Personal "spiritual" experiences are not evidence of actual gods, but are evidence of belief in gods.  You can condition a human to believe in practically any absurd thing, and the person will have internal experiences that confirm the belief to him.  Some people talk to or even see ghosts, which are entirely an imaginary thing.  Some people see aliens, bigfoot, mermaids, fairies, or an endless array of phantasms limited only by imagination but strongly influenced by the memes to which the person had previous exposure.  If your proof of a particular god is by telepathy only, then you essentially have no proof.  And your hallucinations are inadmissible evidence that I too should infer anything from your claims. I've had hallucinations, too.  I know all about them.
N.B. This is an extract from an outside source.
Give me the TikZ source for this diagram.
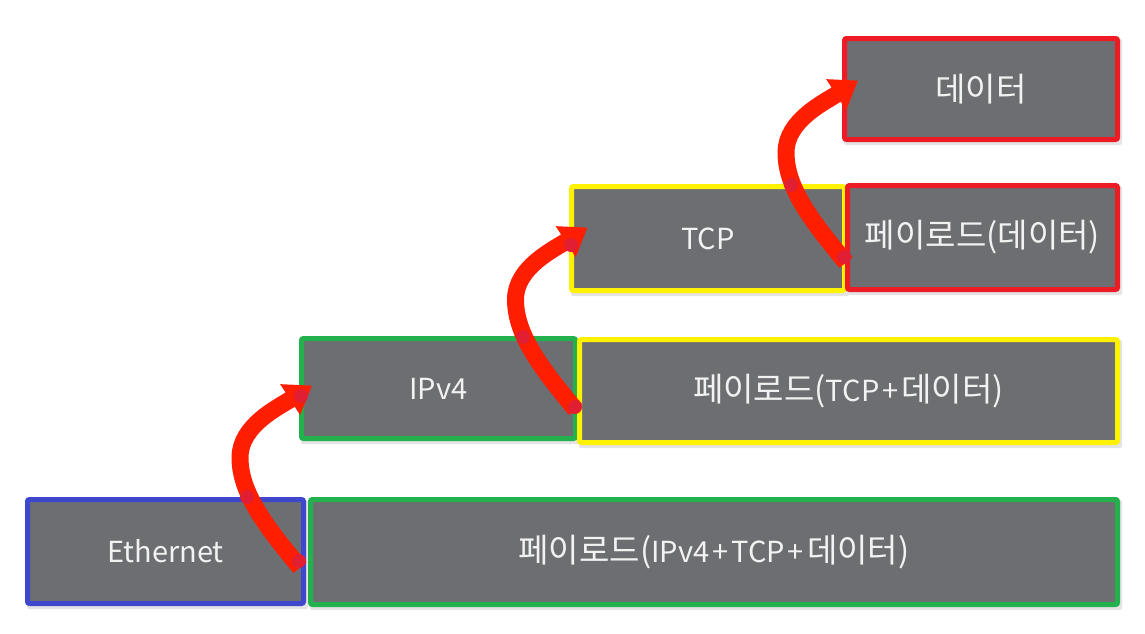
\documentclass[tikz,border=0pt]{standalone}
\usepackage{fontspec}
\setmainfont{Noto Sans CJK KR}
\newfontfamily\kr[Scale=1.14]{Noto Sans CJK KR}
\usetikzlibrary{arrows.meta,calc}
\definecolor{boxgray}{HTML}{6D6E71}
\definecolor{txtwhite}{HTML}{F2F2F2}
\definecolor{cblue}{HTML}{3F48CC}
\definecolor{cgreen}{HTML}{22B14C}
\definecolor{cyellow}{HTML}{FFF200}
\definecolor{cred}{HTML}{ED1C24}
\definecolor{arrred}{HTML}{FF1E00}
\definecolor{dotred}{HTML}{E21E32}
\definecolor{shadowgray}{HTML}{E4E4E4}
\tikzset{
  layerbox/.style={rectangle, fill=boxgray, line width=5pt, rounded corners=2pt,
    text=txtwhite, font=\fontsize{29}{35}\selectfont, inner sep=0pt, outer sep=0pt},
  shadowbox/.style={fill=shadowgray, rounded corners=2pt},
  bigarrow/.style={draw=arrred, line width=17pt, -{Triangle[width=35pt,length=26pt]}},
  pathdot/.style={fill=dotred, draw=none}
}
\newcommand\plus{\hspace{3pt}+\hspace{3pt}}
\newcommand\boxat[6]{% name, cx, cy, w, h, color
  \fill[shadowbox] ($(#2,#3)+(-#4/2-2.5+2,-#5/2-2.5+3)$) rectangle ($(#2,#3)+(#4/2+2.5+2,#5/2+2.5+3)$);
}
\begin{document}
\begin{tikzpicture}[x=1pt,y=-1pt]
\useasboundingbox[fill=white] (0,0) rectangle (1145,633);
% shadows
\boxat{}{165.5}{551.5}{276}{104}{}
\boxat{}{714}{552}{807}{105}{}
\boxat{}{438.5}{388.5}{274}{100}{}
\boxat{}{848.5}{391}{538}{103}{}
\boxat{}{708}{238.5}{273}{104}{}
\boxat{}{982.5}{237.5}{270}{104}{}
\boxat{}{981}{89}{273}{101}{}
% boxes
\node[layerbox, draw=cblue, minimum width=276pt, minimum height=104pt] (eth) at (165.5,551.5) {Ethernet};
\node[layerbox, draw=cgreen, minimum width=807pt, minimum height=105pt] (pl1) at (714,552) {{\kr 페이로드(}IPv4\plus TCP\plus{\kr 데이터)}};
\node[layerbox, draw=cgreen, minimum width=274pt, minimum height=100pt] (ip) at (438.5,388.5) {IPv4};
\node[layerbox, draw=cyellow, minimum width=538pt, minimum height=103pt] (pl2) at (848.5,391) {{\kr 페이로드(}TCP\plus{\kr 데이터)}};
\node[layerbox, draw=cyellow, minimum width=273pt, minimum height=104pt] (tcp) at (708,238.5) {TCP};
\node[layerbox, draw=cred, minimum width=270pt, minimum height=104pt] (pl3) at (982.5,237.5) {{\kr 페이로드(데이터)}};
\node[layerbox, draw=cred, minimum width=273pt, minimum height=101pt] (data) at (981,89) {{\kr 데이터}};
% arrow start points
\coordinate (s1) at ($(eth.north east)+(-3.5,68)$);
\coordinate (s2) at ($(ip.north east)+(0,71)$);
\coordinate (s3) at ($(tcp.north east)+(1.5,76)$);
\foreach \s/\e in {s1/ip, s2/tcp, s3/data}{
  \begin{scope}[shift={(\s)}]
    \draw[bigarrow] (0,0) .. controls (-35,-42) and (-60,-75) .. (-60,-110)
      .. controls (-60,-142) and (-22,-160) .. (12,-182);
  \end{scope}
}
% path dots
\foreach \p in {(299,561),(247,497),(301,396),(575,407),(523,337),(571,245),(844,257),(791,185)}
  \fill[pathdot] \p circle (7pt);
\end{tikzpicture}
\end{document}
And people who were raised with entirely different beliefs have entirely different hallucinations.

The godophiles invent a lot of excuses for why the gods only communicate cryptically, through numerology or astrology, through obtuse word games, in ways that are completely identical to hallucinations, or through specific people with whom he/she/they/it insist on dealing exclusively.  But why must that be the case?  If there were real gods about, they would certainly be capable of revealing themselves in indisputable ways, and have no real need to be so evasive.  It turns out the only way we know anything at all about these gods is through humans making the claims without proof, evidence, or valid argument.


I reject the existence of gods and goddesses, and denounce their expounders as dishonest frauds.  There is no good reason to assume that such things are real or are anything other than bedtime stories for children.  If I am wrong, show me evidence that is concordant with no other explanation.  Better yet, produce specimens of your gods for examination.